In the above case, we can shift source 3 so that its peaks coincide with source 5. This is the sort of thing that will mess source extraction when using ICA due to the independence assumption.

Note: A nice illustration of the above concept is to think of two sinusoidal waves. These are both completely deterministic. If they both have the same frequency (even with different phase) then they are perfectly correlated and ICA will not be able to separate them.
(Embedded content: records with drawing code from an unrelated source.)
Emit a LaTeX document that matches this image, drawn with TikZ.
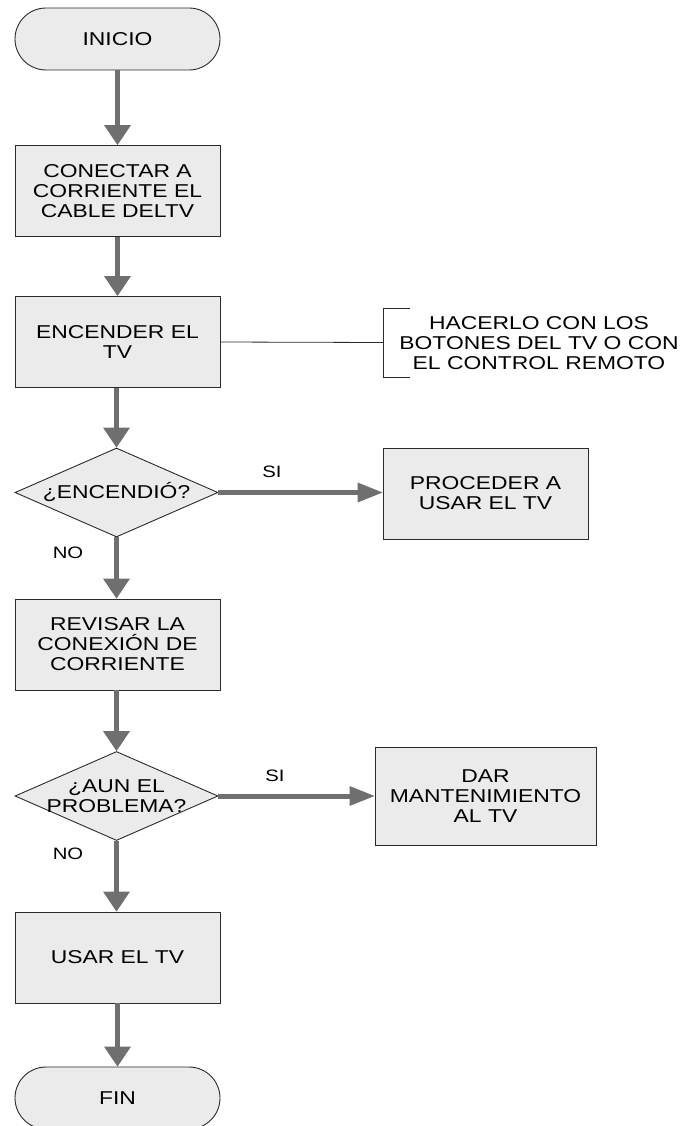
\documentclass[tikz,border=0pt]{standalone}
\usepackage{fontspec}
\setmainfont{Liberation Sans}[FakeStretch=1.23]
\usetikzlibrary{shapes.geometric,arrows.meta}

\definecolor{boxfill}{HTML}{EBEBEB}
\definecolor{linec}{HTML}{2A2A2A}
\definecolor{arrowc}{HTML}{6F6F6F}

\begin{document}
\begin{tikzpicture}[x=1pt,y=-1pt,
  every node/.style={font=\fontsize{18.6pt}{20pt}\selectfont, text=black},
  term/.style={draw=linec, fill=boxfill, line width=0.9pt, rounded corners=31pt,
    minimum width=205pt, minimum height=62pt, inner sep=0pt},
  proc/.style={draw=linec, fill=boxfill, line width=0.9pt, align=center,
    minimum width=205pt, minimum height=91pt, inner sep=0pt},
  decision/.style={diamond, draw=linec, fill=boxfill, line width=0.9pt,
    minimum width=203pt, minimum height=89pt, inner sep=0pt},
  txt/.style={align=center, inner sep=0pt},
  lbl/.style={font=\fontsize{16.5pt}{18pt}\selectfont, inner sep=0pt},
  vflow/.style={draw=arrowc, line width=5pt,
    -{Triangle[length=20pt,width=27pt,line width=0pt]}},
  hflow/.style={draw=arrowc, line width=5pt,
    -{Triangle[length=25pt,width=20pt,line width=0pt]}},
  note/.style={draw=linec, line width=0.8pt}
]
\useasboundingbox (0,0) rectangle (684,1126);

% main column
\node[term] (start) at (117.5,39) {INICIO};
\node[proc] (plug) at (117.5,191) {CONECTAR A\\CORRIENTE EL\\CABLE DELTV};
\node[proc] (power) at (117.5,342) {ENCENDER EL\\TV};
\node[decision] (q1) at (116.5,492.5) {};
\node[txt] (q1t) at (q1) {¿ENCENDIÓ?};
\node[proc] (check) at (117.5,644.5) {REVISAR LA\\CONEXIÓN DE\\CORRIENTE};
\node[decision] (q2) at (116.5,796) {};
\node[txt] (q2t) at (q2) {¿AUN EL\\PROBLEMA?};
\node[proc] (use) at (117.5,957.5) {USAR EL TV};
\node[term] (stop) at (117.5,1098) {FIN};

% side branches
\node[proc, minimum width=205pt, minimum height=91pt] (go) at (485.5,493.5) {PROCEDER A\\USAR EL TV};
\node[proc, minimum width=221pt, minimum height=98pt] (fix) at (485.5,796) {DAR\\MANTENIMIENTO\\AL TV};

% annotation
\coordinate (brk) at (383,342.5);
\node[txt] (hint) at (539,343) {HACERLO CON LOS\\BOTONES DEL TV O CON\\EL CONTROL REMOTO};
\draw[note] (power.east) -- (brk);
\draw[note] ([xshift=27pt,yshift=-34.5pt]brk) -- ([yshift=-34.5pt]brk) -- ([yshift=34.5pt]brk) -- ([xshift=27pt,yshift=34.5pt]brk);

% flow arrows
\draw[vflow] (start.south) -- (plug.north);
\draw[vflow] (plug.south) -- (power.north);
\draw[vflow] ([xshift=-1pt]power.south) -- (q1.north);
\draw[vflow] (q1.south) -- ([xshift=-1pt]check.north);
\draw[vflow] ([xshift=-1pt]check.south) -- (q2.north);
\draw[vflow] (q2.south) -- ([xshift=-1pt]use.north);
\draw[vflow] (use.south) -- (stop.north);
\draw[hflow] (q1.east) -- (q1.east -| go.west);
\draw[hflow] (q2.east) -- (q2.east -| fix.west);

% branch labels
\node[lbl] (si1) at (272,472) {SI};
\node[lbl] (no1) at (68,552.5) {NO};
\node[lbl] (si2) at (275,776) {SI};
\node[lbl] (no2) at (68,854) {NO};
\end{tikzpicture}
\end{document}
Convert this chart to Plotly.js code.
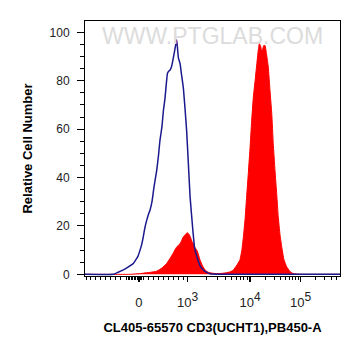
<!DOCTYPE html>
<html>
<head>
<meta charset="utf-8">
<script src="https://cdn.plot.ly/plotly-3.0.1.min.js"></script>
<style>html,body{margin:0;padding:0;background:#fff;}#chart{width:361px;height:356px;}</style>
</head>
<body>
<div id="chart"></div>
<script>
// x values are display channels (0-1024) of the biexponential PB450-A scale
const isotypeChannel = [0,114,132,154,173,194,213,221,228,234,241,248,254,261,269,277,288,295,301,309,315,321,331,337,341,348,354,361,368,371,375,382,387,395,402,408,415,422,433,440,449,462,475,489,502,542,703,1024];
const isotypeCount   = [0,0,0.8,1.8,3.0,4.5,7.5,10,12.5,15.5,19.5,22.4,24.5,26.5,30,36,43,49,55.4,61,67.8,72.5,83,84,84.3,86,89,93,97,94,89.5,87,83,77,68,59.6,46,32,18.3,11,7.3,3.5,1.8,0.8,0.2,0,0,0];

const cd3Channel = [0,181,221,261,288,309,328,341,354,363,369,378,386,395,403,411,418,424,430,435,442,449,456,462,472,482,494,509,526,542,566,582,596,608,622,630,636,643,649,656,663,669,676,683,690,695,700,705,709,713,717,723,729,736,743,750,756,763,770,776,783,790,799,810,823,836,863,1024];
const cd3Count   = [0,0,0.3,0.8,1.3,2.6,4.5,6.5,8.7,10.5,11.4,12.2,13.5,15.5,16.5,17.2,16.5,15.2,13.5,12.8,11,10,8,5.9,3.5,1.8,0.9,0.5,0.3,0.3,0.6,1.0,1.8,3.5,5.9,10,15.5,23,32,42,52.7,63,73.3,80,87.1,92,95.3,94.5,92.6,92.8,94.5,94.6,91,85.7,76,66.4,54,43,33,23.8,16.5,11.4,6,3.1,1.2,0.3,0,0];

const xTickChannel = [216, 412, 663, 866];
const xTickLabel = ['0', '10<sup><span style="font-size:12px">3</span></sup>', '10<sup><span style="font-size:12px">4</span></sup>', '10<sup><span style="font-size:12px">5</span></sup>'];
const yTickVals = [0, 20, 40, 60, 80, 100];

// minor tick channels of the biexponential axis
const minorX = [];
for (let c = 4; c <= 144; c += 20) minorX.push(c);
for (let c = 168; c <= 234; c += 6) minorX.push(c);
for (let c = 254; c <= 394; c += 20) minorX.push(c);
const decades = [[412.4, 250.2], [662.6, 203.6], [866.2, 203.6]];
decades.forEach(([start, width]) => {
  for (let m = 2; m <= 9; m++) {
    const v = start + Math.log10(m) * width;
    if (v < 1024) minorX.push(v);
  }
});

const traces = [
  {
    x: cd3Channel, y: cd3Count, type: 'scatter', mode: 'lines',
    fill: 'tozeroy', fillcolor: '#ff0000',
    line: {color: '#ff0000', width: 1, shape: 'spline', smoothing: 0.3},
    hoverinfo: 'skip'
  },
  {
    x: isotypeChannel, y: isotypeCount, type: 'scatter', mode: 'lines',
    line: {color: '#1a1a8e', width: 1.5, shape: 'spline', smoothing: 0.3},
    hoverinfo: 'skip'
  }
];

const layout = {
  width: 361, height: 356,
  margin: {l: 85, r: 21, t: 21, b: 80},
  paper_bgcolor: '#ffffff', plot_bgcolor: '#ffffff',
  showlegend: false,
  font: {family: 'Arial, "Liberation Sans", sans-serif', color: '#222'},
  xaxis: {
    range: [0, 1024], tickmode: 'array', tickvals: xTickChannel, ticktext: xTickLabel,
    ticks: 'outside', ticklen: 5, tickwidth: 1.5, tickcolor: '#000',
    ticklabelstandoff: 9,
    minor: {tickmode: 'array', tickvals: minorX, ticks: 'outside', ticklen: 3, tickwidth: 1, tickcolor: '#000'},
    showline: true, linecolor: '#000', linewidth: 1, mirror: true,
    showgrid: false, zeroline: false,
    tickfont: {size: 13, color: '#222'},
    title: {text: '<b>CL405-65570 CD3(UCHT1),PB450-A</b>', font: {size: 13, color: '#000'}, standoff: 14}
  },
  yaxis: {
    range: [-0.7, 104.7], tickmode: 'array', tickvals: yTickVals,
    ticks: 'outside', ticklen: 7, tickwidth: 1, tickcolor: '#000',
    ticklabelstandoff: 5,
    minor: {dtick: 5, ticks: 'outside', ticklen: 4, tickwidth: 1, tickcolor: '#000'},
    showline: true, linecolor: '#000', linewidth: 1, mirror: true,
    showgrid: false, zeroline: false,
    tickfont: {size: 12, color: '#222'},
    title: {text: '<b>Relative Cell Number</b>', font: {size: 13, color: '#000'}, standoff: 14}
  },
  annotations: [{
    text: 'WWW.PTGLAB.COM', xref: 'paper', yref: 'paper', x: 0.5, y: 1.0,
    xanchor: 'center', yanchor: 'top', showarrow: false,
    font: {size: 23, color: '#dcdcdc', family: 'Arial, "Liberation Sans", sans-serif'}
  }]
};

Plotly.newPlot('chart', traces, layout, {staticPlot: true, displayModeBar: false});
</script>
</body>
</html>
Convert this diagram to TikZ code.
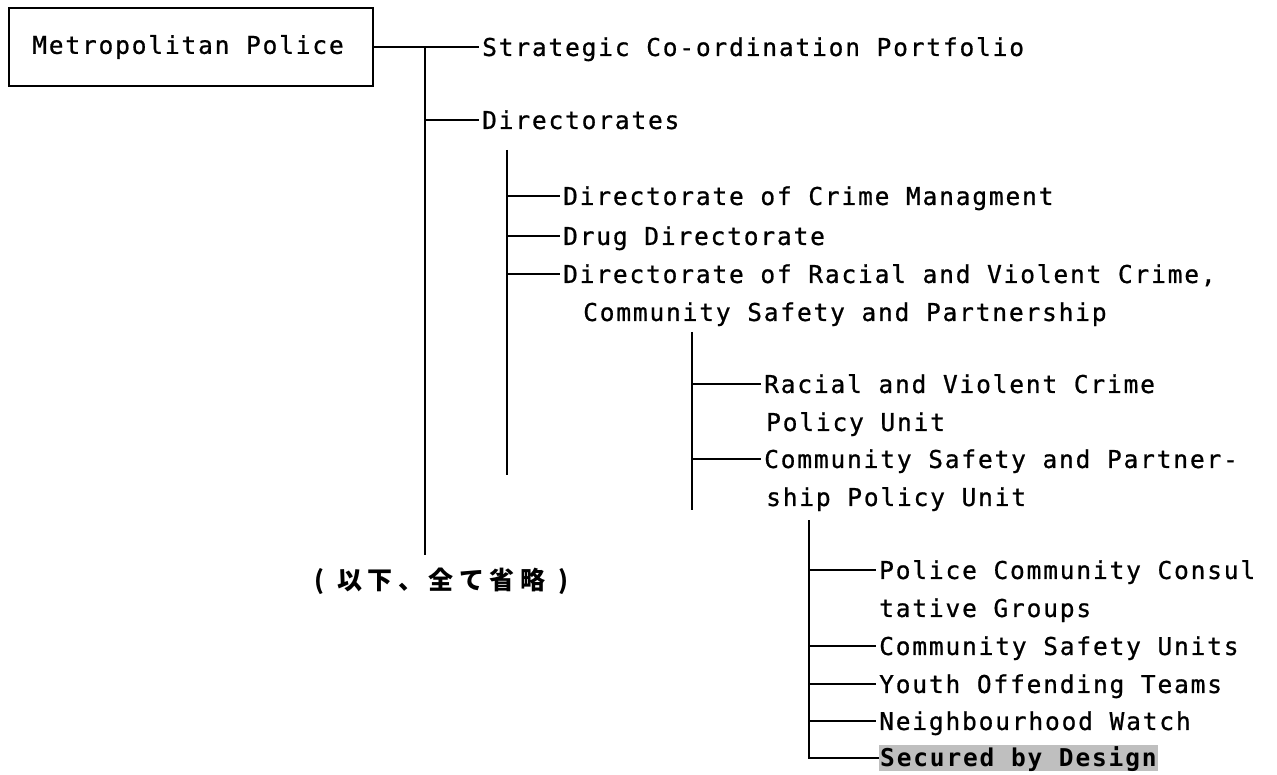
\documentclass[tikz,border=0pt]{standalone}
\usepackage{fontspec}
\setmonofont{DejaVu Sans Mono}[LetterSpace=7.5, UprightFeatures={FakeBold=0.8}]
\newfontfamily\jpfont{Noto Sans CJK JP}[LetterSpace=22]

\tikzset{
	item/.style={anchor=west, inner sep=0pt, text height=17.9pt, text depth=0pt,
		font=\ttfamily\fontsize{24.5}{27}\selectfont},
	rule/.style={line width=2.6pt},
	branch/.style={rule, shorten >=3pt},
}

\begin{document}
\begin{tikzpicture}[x=1pt,y=-1pt]
	\useasboundingbox (0,0) rectangle (1277,775);
	
	% top level
	\node[draw, line width=2.8pt, minimum width=364pt, minimum height=78pt, inner sep=0pt,
		font=\ttfamily\fontsize{24.5}{27}\selectfont] (metro) at (191,47) {\hspace*{-6pt}Metropolitan Police};
	\node[item] (strat) at (482,47) {Strategic Co-ordination Portfolio};
	\node[item] (dirs) at (482,120) {Directorates};
	\coordinate (t1top) at (425,47);
	\coordinate (t1end) at (425,555);
	\node[anchor=base west, inner sep=0pt, font=\jpfont\bfseries\fontsize{25}{27}\selectfont] (omit) at (314,589) {(\hspace{13pt}以下、全て省略\hspace{13pt})};
	
	\draw[branch] (metro.east) -- (strat.west);
	\draw[rule] (t1top) -- (t1end);
	\draw[branch] (t1top |- dirs.west) -- (dirs.west);
	
	% directorates
	\node[item] (crime) at (563,196) {Directorate of Crime Managment};
	\node[item] (drug) at (563,236) {Drug Directorate};
	\node[item] (racial) at (563,274) {Directorate of Racial and Violent Crime,};
	\node[item] (racialb) at (583,312) {Community Safety and Partnership};
	\coordinate (t2top) at (507,150);
	\coordinate (t2end) at (507,475);
	
	\draw[rule] (t2top) -- (t2end);
	\foreach \n in {crime,drug,racial}
		\draw[branch] (t2top |- \n.west) -- (\n.west);
	
	% policy units
	\node[item] (rvc) at (764,384) {Racial and Violent Crime};
	\node[item] (rvcb) at (766,422) {Policy Unit};
	\node[item] (csp) at (764,459) {Community Safety and Partner-};
	\node[item] (cspb) at (766,497) {ship Policy Unit};
	\coordinate (t3top) at (692,332);
	\coordinate (t3end) at (692,510);
	
	\draw[rule] (t3top) -- (t3end);
	\foreach \n in {rvc,csp}
		\draw[branch] (t3top |- \n.west) -- (\n.west);
	
	% local groups
	\node[item] (pcc) at (879,570) {Police Community Consul};
	\node[item] (pccb) at (879,608) {tative Groups};
	\node[item] (csu) at (879,646) {Community Safety Units};
	\node[item] (yot) at (879,684) {Youth Offending Teams};
	\node[item] (nw) at (879,721) {Neighbourhood Watch};
	\node[item, fill=black!25, text height=21.5pt, text depth=3.6pt, inner xsep=1pt] (sbd) at (879,758) {\bfseries Secured by Design};
	\coordinate (t4top) at (809,520);
	
	\draw[rule] (t4top) -- (t4top |- sbd.west) -- (sbd.west);
	\foreach \n in {pcc,csu,yot,nw}
		\draw[branch] (t4top |- \n.west) -- (\n.west);
\end{tikzpicture}
\end{document}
If instead they have different frequencies (that are not integer multiples of one another), then they are independent and can be seperated.

Below is some Matlab code for you to see this for yourself

%Sine waves of equal frequency
X = 1:1000;
Y(1,:) = sin(2*pi*X*10/1000);
Y(2,:) = sin(1+2*pi*X*10/1000);

figure
subplot(3,2,1)
plot(Y(1,:))
title('Initial Source 1')
subplot(3,2,2)
plot(Y(2,:))
title('Initial Source 2')
A = [1, 2; 4, -1];
Y = A*Y;
subplot(3,2,3)
plot(Y(1,:))
title('Signal 1')
subplot(3,2,4)
plot(Y(2,:))
title('Signal 2')

Z = fastica(Y);

subplot(3,2,5)
plot(Z(1,:))
title('Source 1')
subplot(3,2,6)
plot(Z(2,:))
title('Source 2')

%Sine waves of different frequency
X = 1:1000;
Y(1,:) = sin(2*pi*X*10/1000);
Y(2,:) = sin(1+2*pi*X*8/1000);

figure
subplot(3,2,1)
plot(Y(1,:))
title('Initial Source 1')
subplot(3,2,2)
plot(Y(2,:))
title('Initial Source 2')
A = [1, 2; 4, -1];
Y = A*Y;
subplot(3,2,3)
plot(Y(1,:))
title('Signal 1')
subplot(3,2,4)
plot(Y(2,:))
title('Signal 2')

Z = fastica(Y);

subplot(3,2,5)
plot(Z(1,:))
title('Source 1')
subplot(3,2,6)
plot(Z(2,:))
title('Source 2')

Note that for the waves of the same frequency, ICA just returns the input signals, but for different frequencies it returns the original sources.

Answer 4

Rachel,

From my research I have so far been able to find something called 'Chi-Squared Test For Independence', but I am not sure how it works at the moment, but it might be worth a look.